Database Table Design:
Games Table: game_id (PK), white_user_id, black_user_id, pgn_data (TEXT), result, created_at.
Moves Table (Optional for analytics): move_id, game_id, san_move (e.g., "e4"), timestamp.
Technical Selection:
Redis: Used for the "Hot State" (current FEN board string, move list, clocks).
PostgreSQL: Used for "Cold Storage" (User data, game history).

Cache

Purpose & Justification: Redis stores the live board state (FEN string) and the remaining time for both players. This prevents expensive DB hits during the game.
Key-Value Schema:
game:state:{id}: Hash containing { board: "fen_string", white_time: 300, black_time: 300, moves: ["e4", "e5"] }.
TTL: 24 hours (enough for any game to finish).
Failure Handling: If Redis loses a node, the board state is ephemeral but critical. We use Redis Sentinel/Cluster for high availability.

Messaging

Purpose & Decoupling: Kafka is used to decouple the "Game Finished" event from the persistence and leaderboard updates.
Event Schema: GameFinishedEvent: { game_id, winner_id, pgn, duration }.
Technical Selection: Kafka for its replayability and high throughput.

Data Processing

Processing Model: A Background Worker (Consumer) consumes GameFinishedEvents.
Tasks:
Update PostgreSQL with the final PGN.
Update the ELO ratings of both players in the Users table.
Update the Redis Sorted Set for the Leaderboard.
Technical Selection: Custom Python/Go workers for flexibility.
Wrap Up

Advanced Topics

Trade-offs (Consistency vs Availability): During a game, we favor Consistency (CP). It is better to reject a move or pause the game than to allow divergent board states.
Undo Implementation: The Game Service maintains a List of moves in Redis.
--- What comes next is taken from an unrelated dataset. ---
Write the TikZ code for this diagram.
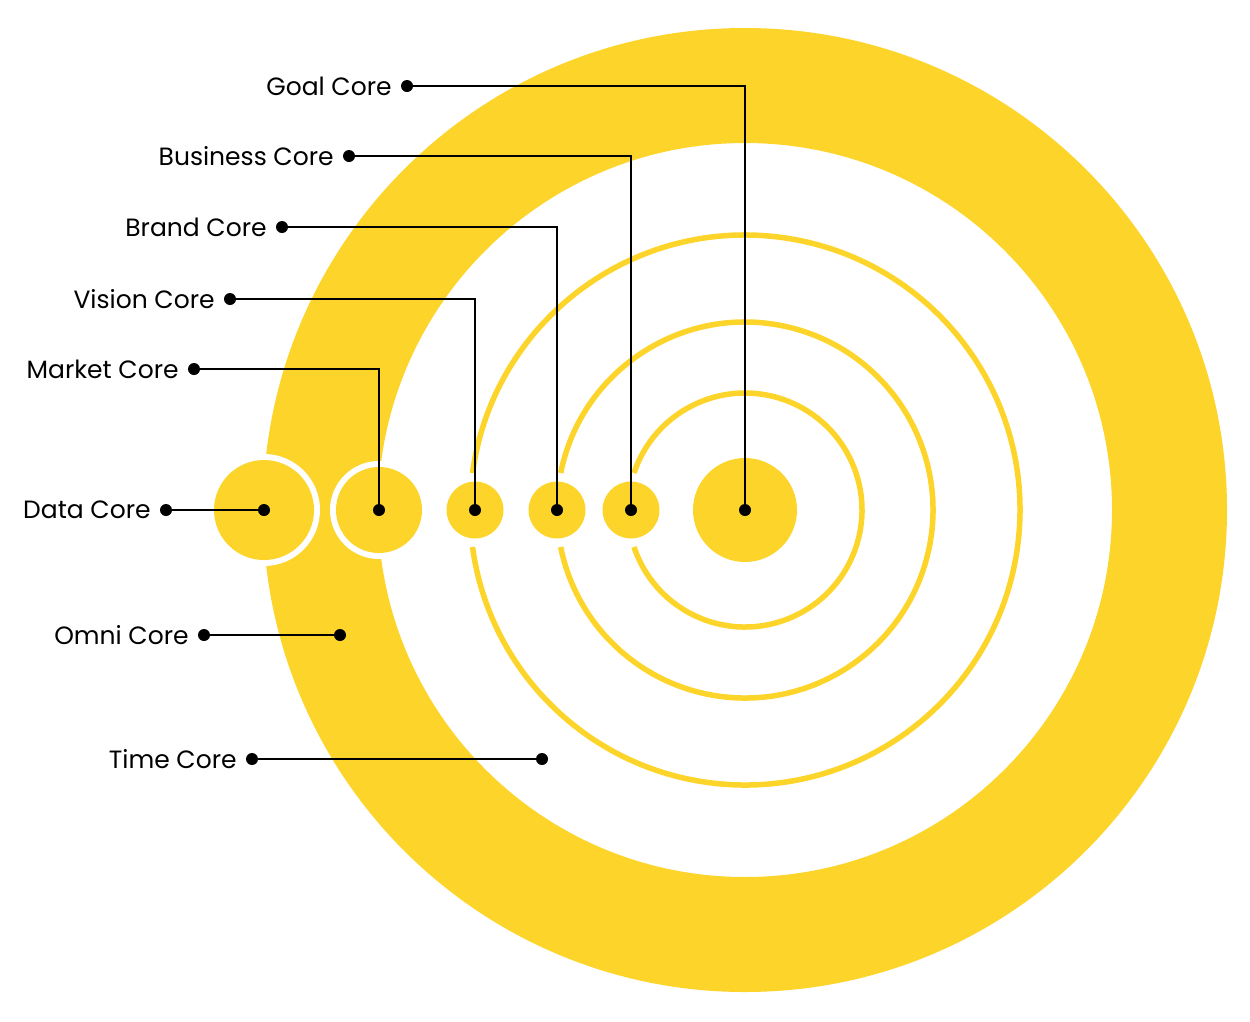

When undo is called, the service pops the last two moves (one for each player), generates the new board state (FEN), and broadcasts the update to both clients.
Matchmaking Optimization: Use a "Bucket" approach in Redis. Users are placed in buckets based on ELO (e.g., 1200-1250). If no match is found in 5 seconds, the service expands the search to adjacent buckets (1150-1300).
Security: Move validation is performed using a library like chess.js on the server. The client only sends the move (e.g., e2-e4). The server validates if the move is legal for the current board state before updating Redis.